In all these years, I'd never been to Sophia Antipolis before, so I was quite looking forward to my first visit. Unfortunately, the visit was spoiled because as I stepped out of taxi and looked around, I suddenly found the landscape both familiar -- despite never having been there -- and strangely sinister. For a moment I was genuinely disconnected, and then I realised that it was because of J. G. Ballard. One of the greatest of all English novelists, his Super Cannes, which I read some years ago. Ballard's descriptions of the buildings, the executive cars lined up out side them, the trees partly hiding the landscape, are so perfect that my brain slipped out of gear for a moment as it tried to come to terms with the fact that I hadn't actually been there before. Although I'd forgotten about the book up until this moment, the sense of lurking amorality washed over me as soon as I breathed the air there.

Super. super Cannes

It actually is quite an odd place, in that while it's in beautiful hills and no more than an expensive taxi ride away from Nice, there is a pervading artificiality that is slightly jarring. If you're driving around the Cambridge Science Park, say, then it is openly artificial, a medium-is-the-message artefact of the times, and so it's not odd. But you don't get that feeling here. Maybe it's because it's just new. Fortunately, none of the people I met looked as if they might be murdering immigrants in their spare time, but you can never really tell, can you?

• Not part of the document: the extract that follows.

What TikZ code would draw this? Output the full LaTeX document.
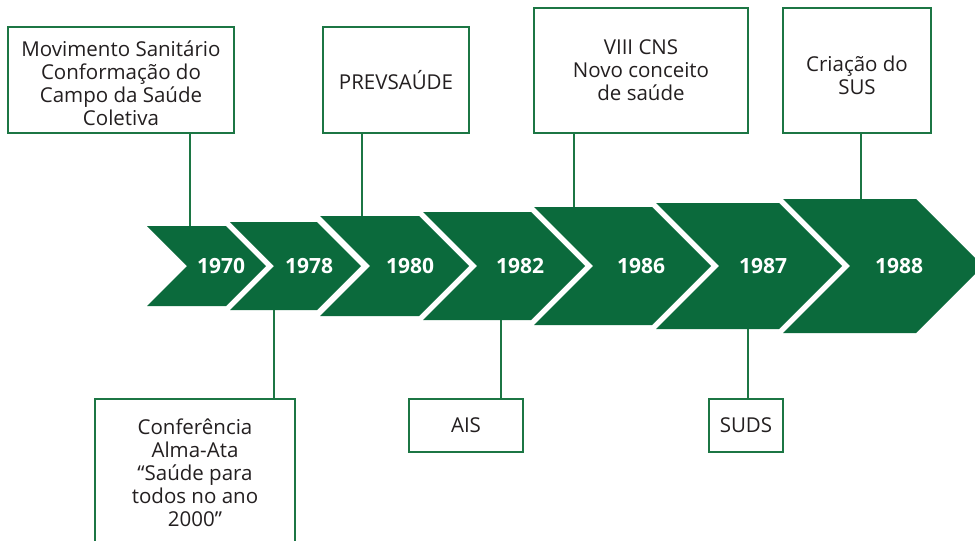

In the future, everyone will be famous to fifteen people.
[posted with ecto]

Sunday, February 03, 2008

Now this is a traveller

I went to the launch of the book "A Brief History of Disability" by Bryan Breed. It's been published, posthumously, by John Coleman of New European Publications. I've known John for many years, so kindly invited me along. The launch was at a travel show, and John brought along his 1925 Austin -- he drove it up to London, it's still running -- that features in the book "Coleman's Drive". He drove it from Buenos Aires to New York -- solo up mountains, through jungles, across rivers -- in 1962. And there's me complaining because they didn't have my first choice left for dinner on my last flight back to London. Here's John with the car...

Now this is a traveller

Anyway, it was a pleasure to be at the launch. Baron Morris of Manchester (better known as Alf Morris) gave a talk on the introduction of the 1970 Chronically Sick and Disabled Persons Act that was behind. He then went on, 1974, to become Britain's first Minister for the Disabled.

John and Alf

It's a privilege to spend a little time with men like these.
In the future, everyone will be famous to fifteen people.